De son côté, le Pr Vergès estime plutôt justifiés les arguments de Ginsberg. « Certes, les données des études d’intervention ne permettent pas d’avoir des preuves formelles et de conclure sur l’intérêt d’un seuil et d’un objectif de LDL-cholestérol, estime-t-il. Mais le fait de supprimer cet objectif entraînerait à mon avis un risque : celui de donner au médecin une sorte de « bonne conscience », en disant qu’il a mis son patient sous statine et que tout va bien. Comme lorsqu’on donne un peu d’aspirine à un patient après un accident cardiovasculaire. Mais dans ce cas, avec l’aspirine, on est peu près certain qu’il y aura un effet. Pour les statines, ce n’est pas le cas. Si la dose est insuffisante, le LDL baissera peu ».

Selon le Pr Vergès, le pragmatisme conduit à ne pas abandonner tout objectif de LDL-cholestérol. « Le risque, sinon, est qu’on se retrouve avec des traitements mal conduits. Il est évident qu’au moins jusqu’à un seuil de 0,60 g, plus on baisse le LDL-cholestérol, meilleure est la situation pour le risque cardiovasculaire. C’est un aussi un élément permettant de favoriser la compliance du patient qui pourrait difficile comprendre qu’on lui donne un traitement sans jamais rien vérifier ».

Le Pr Vergès ajoute que de nombreuses études, menées au cours des dix dernières années, ont montré que beaucoup de patients étaient insuffisamment traités par statines. « Ces dernières années, les choses ont un peu changé en prévention secondaire car les cardiologues sont désormais très attentifs à cette question. Mais en prévention primaire, beaucoup de patients ont encore une petite dose de statines et un LDL élevé alors qu’ils ont un risque cardiovasculaire augmenté du fait de leur histoire familiale. Et on pourrait améliorer leur pronostic en augmentant leur dose de statines ».
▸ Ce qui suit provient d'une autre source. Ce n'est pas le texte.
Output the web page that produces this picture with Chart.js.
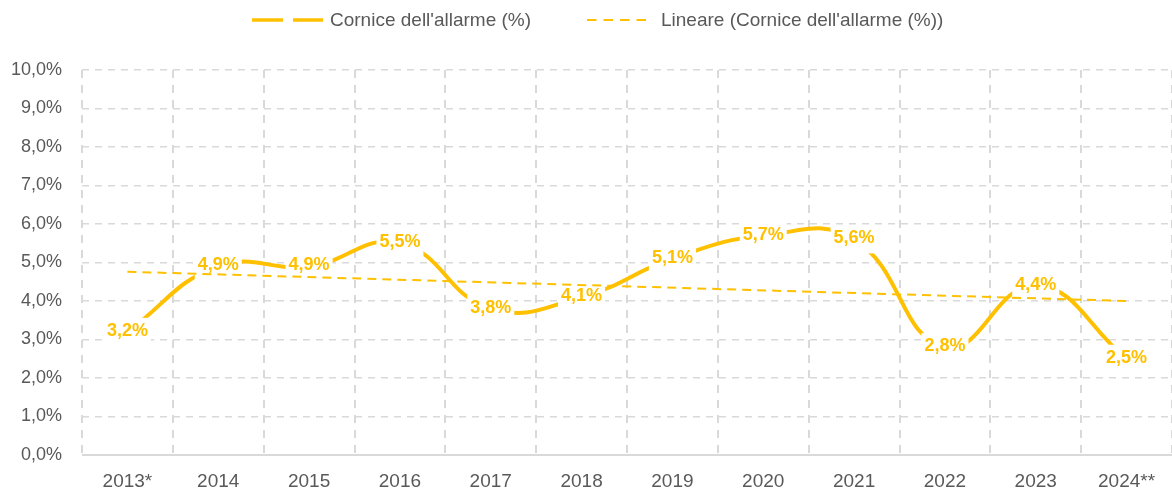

Ce débat n’est toutefois pas tranché en France. « En novembre, nous allons, avec la Société française d’endocrinologie, faire une discussion critique de ces recommandations avec les autres sociétés savantes concernées ».

D’après un entretien le Pr Bruno Vergès, chef du service d’endocrinologie-diabétologie du CHU de Dijon et secrétaire adjoint de la Société française d’endocrinologie (SDE).